Self-taught on the piano and with a small arsenal of guitar chords, Combs had begun to write songs soon after becoming a Christian. His approach was simple: Take the Sunday sermon notes and turn them into a song. A man in his church said, “Mike have you ever thought about recording any of those songs you have written?”
Combs recalls that life’s realities precluded that option. “I said, ‘It takes money and I don’t have any.’
“He said, ‘I have plenty. You go do it and I will pay for it.”
Some radio stations started playing Combs’ music and a song that was not even supposed to go to the radio, a comedic cut called “Lamb-itis” cracked the Top 40. “It was kind of like something Ray Stevens would do,” Michael chuckles. “I thought I was going to be known as the ‘Gospel Ray Stevens’ the rest of my life.”

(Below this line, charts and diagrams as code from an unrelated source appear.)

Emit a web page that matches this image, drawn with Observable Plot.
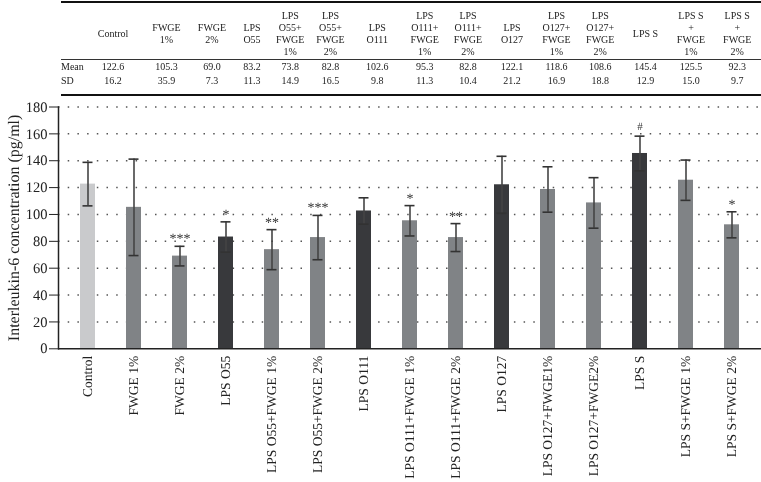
<!DOCTYPE html>
<html><head><meta charset="utf-8">
<script src="https://cdn.jsdelivr.net/npm/d3@7"></script>
<script src="https://cdn.jsdelivr.net/npm/@observablehq/plot@0.6"></script>
<style>
body{margin:0;background:#fff;font-family:"Liberation Serif",serif;color:#222}
#wrap{position:relative;width:761px;height:482px;overflow:hidden;background:#fff}
#tbl{position:absolute;left:61px;top:1px;width:700px;border-collapse:collapse;table-layout:fixed;font-size:10px;line-height:12px;color:#222;will-change:transform}
#tbl td{padding:0;text-align:center;white-space:nowrap;overflow:visible;font-weight:normal}
#tbl tr.h td{height:50px;padding-top:6px;vertical-align:middle;border-top:2px solid #111;border-bottom:1px solid #333}
#tbl tr.m td{height:14px;vertical-align:middle}
#tbl tr.s td{height:19px;vertical-align:top;padding-top:1px;border-bottom:2px solid #111}
#tbl td.lab{text-align:left}
#chart{position:absolute;left:0;top:97px;will-change:transform}
#chart text{text-rendering:geometricPrecision}
</style>
</head><body>
<div id="wrap">
<table id="tbl"></table>
<div id="chart"></div>
</div>
<script>
const groups = ["Control","FWGE 1%","FWGE 2%","LPS O55","LPS O55+FWGE 1%","LPS O55+FWGE 2%","LPS O111","LPS O111+FWGE 1%","LPS O111+FWGE 2%","LPS O127","LPS O127+FWGE1%","LPS O127+FWGE2%","LPS S","LPS S+FWGE 1%","LPS S+FWGE 2%"];
const headers = ["Control","FWGE\n1%","FWGE\n2%","LPS\nO55","LPS\nO55+\nFWGE\n1%","LPS\nO55+\nFWGE\n2%","LPS\nO111","LPS\nO111+\nFWGE\n1%","LPS\nO111+\nFWGE\n2%","LPS\nO127","LPS\nO127+\nFWGE\n1%","LPS\nO127+\nFWGE\n2%","LPS S","LPS S\n+\nFWGE\n1%","LPS S\n+\nFWGE\n2%"];
const means = [122.6,105.3,69.0,83.2,73.8,82.8,102.6,95.3,82.8,122.1,118.6,108.6,145.4,125.5,92.3];
const sds = [16.2,35.9,7.3,11.3,14.9,16.5,9.8,11.3,10.4,21.2,16.9,18.8,12.9,15.0,9.7];
const types = ["control","fwge","fwge","lps","fwge","fwge","lps","fwge","fwge","lps","fwge","fwge","lps","fwge","fwge"];
const sig = ["","","***","*","**","***","","*","**","","","","#","","*"];
const rowLabels = ["Mean","SD"];
const yTicks = [0,20,40,60,80,100,120,140,160,180];

// table column widths (layout)
const colW = [23.5,57,50,41,39,37.5,43,50.5,44.5,42,46,43,44.5,46,45,47.5];

const tbl = document.getElementById("tbl");
const cg = document.createElement("colgroup");
colW.forEach(w => { const c = document.createElement("col"); c.style.width = w + "px"; cg.appendChild(c); });
tbl.appendChild(cg);
function addRow(cls, label, cells) {
  const tr = document.createElement("tr"); tr.className = cls;
  const l = document.createElement("td"); l.className = "lab"; l.textContent = label; tr.appendChild(l);
  cells.forEach(t => { const td = document.createElement("td"); td.innerHTML = String(t).split("\n").join("<br>"); tr.appendChild(td); });
  tbl.appendChild(tr);
}
addRow("h", "", headers);
addRow("m", rowLabels[0], means.map(v => v.toFixed(1)));
addRow("s", rowLabels[1], sds.map(v => v.toFixed(1)));

const rows = groups.map((g, i) => ({group: g, mean: means[i], sd: sds[i], lo: means[i] - sds[i], hi: means[i] + sds[i], type: types[i], sig: sig[i]}));

const chart = Plot.plot({
  width: 761, height: 385,
  marginLeft: 58, marginRight: 0, marginTop: 9.5, marginBottom: 133.7,
  style: {fontFamily: "Liberation Serif, serif", color: "#222", background: "#fff"},
  x: {domain: groups, paddingInner: 0.68, paddingOuter: 0.35, label: null},
  y: {domain: [0, 180], label: null},
  color: {domain: ["control","fwge","lps"], range: ["#c9cacc","#808386","#38393c"]},
  marks: [
    Plot.gridY(yTicks.filter(d => d > 0), {stroke: "#555", strokeOpacity: 1, strokeDasharray: "1.5,8.2", strokeWidth: 1.5}),
    Plot.barY(rows, {x: "group", y: "mean", fill: "type"}),
    Plot.ruleX(rows, {x: "group", y1: "lo", y2: "hi", stroke: "#444", strokeWidth: 1.6}),
    Plot.tickY(rows, {x: "group", y: "hi", stroke: "#333", strokeWidth: 1.6, insetLeft: 2.5, insetRight: 2.5}),
    Plot.tickY(rows, {x: "group", y: "lo", stroke: "#333", strokeWidth: 1.6, insetLeft: 2.5, insetRight: 2.5}),
    Plot.text(rows.filter(d => d.sig && d.sig !== "#"), {x: "group", y: "hi", text: "sig", dy: -3, lineAnchor: "bottom", fill: "#333333", fontSize: 14}),
    Plot.text(rows.filter(d => d.sig === "#"), {x: "group", y: "hi", text: "sig", dy: -6, lineAnchor: "bottom", fill: "#333333", fontSize: 11}),
    Plot.axisY({ticks: yTicks, tickSize: 9, tickPadding: 2, fontSize: 14.5, label: null, stroke: "#222"}),
    Plot.axisY({ticks: [], tickSize: 0, label: "Interleukin-6 concentration (pg/ml)", labelArrow: "none", labelAnchor: "center", labelOffset: 51, fontSize: 16}),
    Plot.axisX({tickRotate: -90, tickSize: 0, tickPadding: 7, fontSize: 13.5, label: null}),
    Plot.frame({anchor: "left", stroke: "#222", strokeWidth: 1.5}),
    Plot.ruleY([0], {stroke: "#222", strokeWidth: 1.5})
  ]
});
document.getElementById("chart").appendChild(chart);
</script>
</body></html>
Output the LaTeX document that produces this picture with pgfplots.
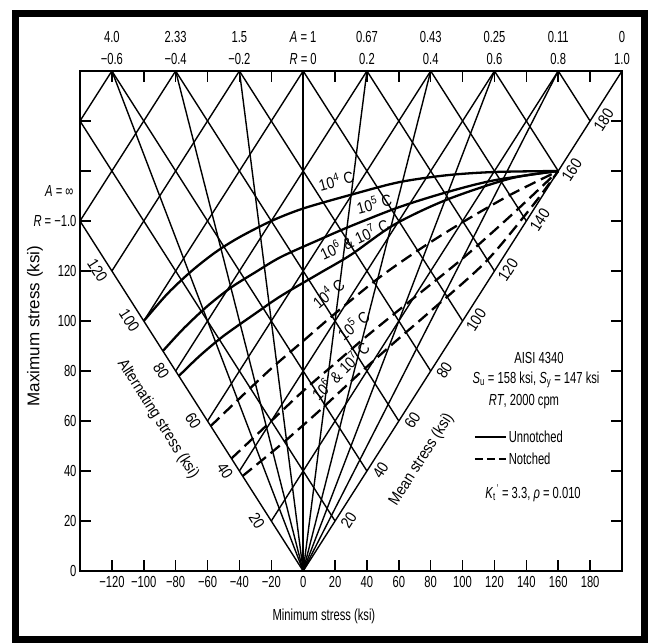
\documentclass[border=0pt]{standalone}
\usepackage{pgfplots}
\pgfplotsset{compat=1.18}
\usepackage{fontspec}
\setmainfont{Liberation Sans}[FakeStretch=0.7]
\newfontfamily\diagf{Liberation Sans}[FakeStretch=0.87]
\newfontfamily\vertf{Liberation Sans}
\newcommand\f{\fontsize{16}{17}\selectfont}
\newcommand\fd{\diagf\fontsize{16}{17}\selectfont}
\pgfplotsset{gl/.style={black, line width=1.4pt, forget plot},
  cv/.style={black, line width=2.3pt, smooth, forget plot},
  cvd/.style={black, line width=2.3pt, smooth, forget plot, dash pattern=on 12pt off 6pt}}
\begin{document}
\begin{tikzpicture}[x=1pt,y=1pt]
\useasboundingbox (0,0) rectangle (648,643);
\fill[white] (0,0) rectangle (648,643);
\draw[line width=7pt] (15.5,3.5) rectangle (644.5,629.5);
\begin{axis}[
 at={(80pt,72pt)}, anchor=south west, scale only axis,
 width=542pt, height=500pt,
 xmin=-140, xmax=200, ymin=0, ymax=200,
 clip=false,
 axis line style={line width=1.5pt},
 every tick/.style={black, line width=1.5pt},
 major tick length=11pt,
 tick align=inside,
 xtick={-120,-100,...,180},
 xticklabels={−120,−100,−80,−60,−40,−20,0,20,40,60,80,100,120,140,160,180},
 ytick={0,20,...,180},
 yticklabels={0,20,40,60,80,100,120,{\textit{R} = −1.0},{},{}},
 tick label style={font=\f},
 xticklabel style={yshift=-2pt},
 xlabel={Minimum stress (ksi)},
 xlabel style={font=\f, at={(axis description cs:0.45,-0.09)}, anchor=center},
 ylabel={Maximum stress (ksi)},
 ylabel style={font=\vertf\fontsize{17}{18}\selectfont, at={(axis description cs:-0.083,0.49)}, anchor=center},
 legend style={at={(axis cs:107,57)}, anchor=north west, draw=none, fill=none,
   font=\f, inner sep=0pt, row sep=5pt, cells={anchor=west}},
 legend image code/.code={\draw[#1, line width=1.8pt] (0pt,0pt) -- (31pt,0pt);},
]
% rays of constant R
\addplot[gl] coordinates {(0,0) (-140,140)};
\addplot[gl] coordinates {(0,0) (-120,200)};
\addplot[gl] coordinates {(0,0) (-80,200)};
\addplot[gl] coordinates {(0,0) (-40,200)};
\addplot[gl] coordinates {(0,0) (0,200)};
\addplot[gl] coordinates {(0,0) (40,200)};
\addplot[gl] coordinates {(0,0) (80,200)};
\addplot[gl] coordinates {(0,0) (120,200)};
\addplot[gl] coordinates {(0,0) (160,200)};
\addplot[gl] coordinates {(0,0) (200,200)};
% constant mean stress
\addplot[gl] coordinates {(20,20) (-140,180)};
\addplot[gl] coordinates {(40,40) (-120,200)};
\addplot[gl] coordinates {(60,60) (-80,200)};
\addplot[gl] coordinates {(80,80) (-40,200)};
\addplot[gl] coordinates {(100,100) (0,200)};
\addplot[gl] coordinates {(120,120) (40,200)};
\addplot[gl] coordinates {(140,140) (80,200)};
\addplot[gl] coordinates {(160,160) (120,200)};
\addplot[gl] coordinates {(180,180) (160,200)};
% constant alternating stress
\addplot[gl] coordinates {(-20,20) (160,200)};
\addplot[gl] coordinates {(-40,40) (120,200)};
\addplot[gl] coordinates {(-60,60) (80,200)};
\addplot[gl] coordinates {(-80,80) (40,200)};
\addplot[gl] coordinates {(-100,100) (0,200)};
\addplot[gl] coordinates {(-120,120) (-40,200)};
\addplot[gl] coordinates {(-140,140) (-80,200)};
\addplot[gl] coordinates {(-140,180) (-120,200)};
% unnotched
\addplot[cv] coordinates {(-100,100) (-85,111) (-70,120) (-55,127.5) (-40,133.5) (-20,140) (0,145) (30,150.5) (60,155.5) (90,158.3) (120,159.6) (160,160)};
\addplot[cv] coordinates {(-88,88) (-75,97) (-60,106) (-45,113.5) (-30,119.5) (-14,125.6) (10,132.5) (30,138) (60,145.5) (90,151.5) (120,156.3) (160,160)};
\addplot[cv] coordinates {(-78,78) (-65,86) (-50,94) (-30,103) (-14,110) (10,119) (30,126.5) (57,138.5) (90,148.5) (130,157) (160,160)};
% notched
\addplot[cvd] coordinates {(-58,58) (-40,69) (-20,81) (0,92) (20,103) (48,117.5) (75,129.5) (100,139.5) (130,150.5) (160,160)};
\addplot[cvd] coordinates {(-45,45) (-25,57) (0,72) (20,83) (40,94) (69,109) (100,125) (130,142) (160,160)};
\addplot[cvd] coordinates {(-38,38) (-15,50) (10,64) (37,80) (60,93) (80,104) (115,124) (145,147) (160,160)};
\addlegendimage{black, solid}
\addlegendentry{Unnotched}
\addlegendimage{black, dash pattern=on 8pt off 4pt}
\addlegendentry{Notched}
% top labels
\foreach \xx/\aa/\rr in {-120/4.0/−0.6, -80/2.33/−0.4, -40/1.5/−0.2, 0/{\textit{A} = 1}/{\textit{R} = 0}, 40/0.67/0.2, 80/0.43/0.4, 120/0.25/0.6, 160/0.11/0.8, 200/0/1.0}{
  \edef\tmp{\noexpand\node[font=\noexpand\f] at (axis cs:\xx,200) [yshift=12pt] {\unexpanded\expandafter{\rr}};
    \noexpand\node[font=\noexpand\f] at (axis cs:\xx,200) [yshift=34pt] {\unexpanded\expandafter{\aa}};}
  \tmp
}
% mean stress labels
\foreach \m in {20,40,...,180}{
  \edef\tmp{\noexpand\node[font=\noexpand\fd, rotate=57.5] at (axis cs:\m,\m) [xshift=8pt, yshift=-11pt] {\m};}
  \tmp
}
% alternating stress labels
\foreach \m in {20,40,...,120}{
  \edef\tmp{\noexpand\node[font=\noexpand\fd, rotate=-57.5] at (axis cs:-\m,\m) [xshift=-8pt, yshift=-12pt] {\m};}
  \tmp
}
\end{axis}
% axis labels along the diagonals
\node[font=\fd, rotate=-57.5, anchor=west] at (119,285) {Alternating stress (ksi)};
\node[font=\fd, rotate=57.5, anchor=east] at (452,231) {Mean stress (ksi)};
\node[font=\f, anchor=east] at (77,452) {\textit{A} = ∞};
% curve labels
\node[font=\fd, rotate=15] at (336,463) {10\textsuperscript{4} C};
\node[font=\fd, rotate=15] at (374,440) {10\textsuperscript{5} C};
\node[font=\fd, rotate=25] at (354,404) {10\textsuperscript{6} \& 10\textsuperscript{7} C};
\node[font=\fd, rotate=40] at (328,350) {10\textsuperscript{4} C};
\node[font=\fd, rotate=40] at (353,318) {10\textsuperscript{5} C};
\node[font=\fd, rotate=45] at (340,272) {10\textsuperscript{6} \& 10\textsuperscript{7} C};
% annotation
\node[font=\f] at (539,285) {AISI 4340};
\node[font=\f] at (536,263) {\textit{S}\textsubscript{u} = 158 ksi, \textit{S}\textsubscript{y} = 147 ksi};
\node[font=\f] at (524,241) {\textit{RT}, 2000 cpm};
\node[font=\f] at (533,150) {\textit{K}\textsubscript{t}\kern-1pt\textsuperscript{\,'} = 3.3, \textit{ρ} = 0.010};
\end{tikzpicture}
\end{document}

Instead, Michael just drew on his childhood influences and created a style that is a little country, a little southern gospel, a little Bluegrass and a bit of blues. They come together carrying a Christian message. “My first musical idol was Hank Williams, Sr.” he says. “I had listened to Merle Haggard and George Jones. Being from Jacksonville, I listened to Lynyrd Skynyrd. The Righteous Brothers. Johnny Cash. Remember The Platters? I listened to The Platters. I just listened to that stuff and burned it into my brain.
“I had to find my own course and when I wanted to express myself, I just took those musical influences and kind of blended them together.”
It worked. Some even heard the light growl in Combs’ voice — “It’s natural,” he says with a smile. “It’s how I talk” — and likened him to British singer Joe Cocker.
Over time there were huge successes such as I’ll Be Back, a song about Christ leaving heaven to pay man’s debt on the cross and then coming back for His people.
Looking back on the twists and turns of an unconventional career, Michael can passionately sing another of his hits, Drinking from My Saucer, knowing that God blesses him again and again.
He learned again following another surgery in the late 1990s.
“I was sitting at home having my own pity party, feeling sorry for myself, saying, ‘Why me, Lord? Why me?” he says.
Meanwhile, Combs’ wife, Denise, had returned from the post office with a pile of cards from well-wishers across the country. “Radio stations were telling people about my situation and requesting prayer on my behalf,” Michael remembers. “A lady from Ohio, named Janet, sent me a card. She encouraged me in the Lord and said, ‘Brother Michael, I don’t think God is through with you. He is going to raise you up and you are going to write some of the best songs you have ever written.”
The fan included a poem from an unknown author.
I’ve never made a fortune, and it’s probably too late now.
But I don’t worry about that much, I’m happy anyhow
And as I go along life’s journey,
I’m reaping better than I sowed.
I’m drinking from my saucer,
‘Cause my cup has overflowed.
“It was what I needed at that moment,” he remembers. “It was like God shook me and said, ‘Listen, it could be a lot worse. You could be burning in Hell right now.
“That is exactly what I deserve, but because of His mercy and grace, he has blessed me over and over again. When I read that poem, I walked across the room to a little digital piano. I just had to sing that poem. The tune came out of nowhere before I knew it. I was just sitting there singing it and looked up. My wife was standing there with tears running down her face.”
I’m drinking from my saucer
‘Cause my cup has overflowed.
It’s how Michael Combs views life despite health issues that should have limited his ministry.
“I hope to give encouragement and bless someone and give some help to somebody,” Combs says.
Whether in concert or with recorded music, he does.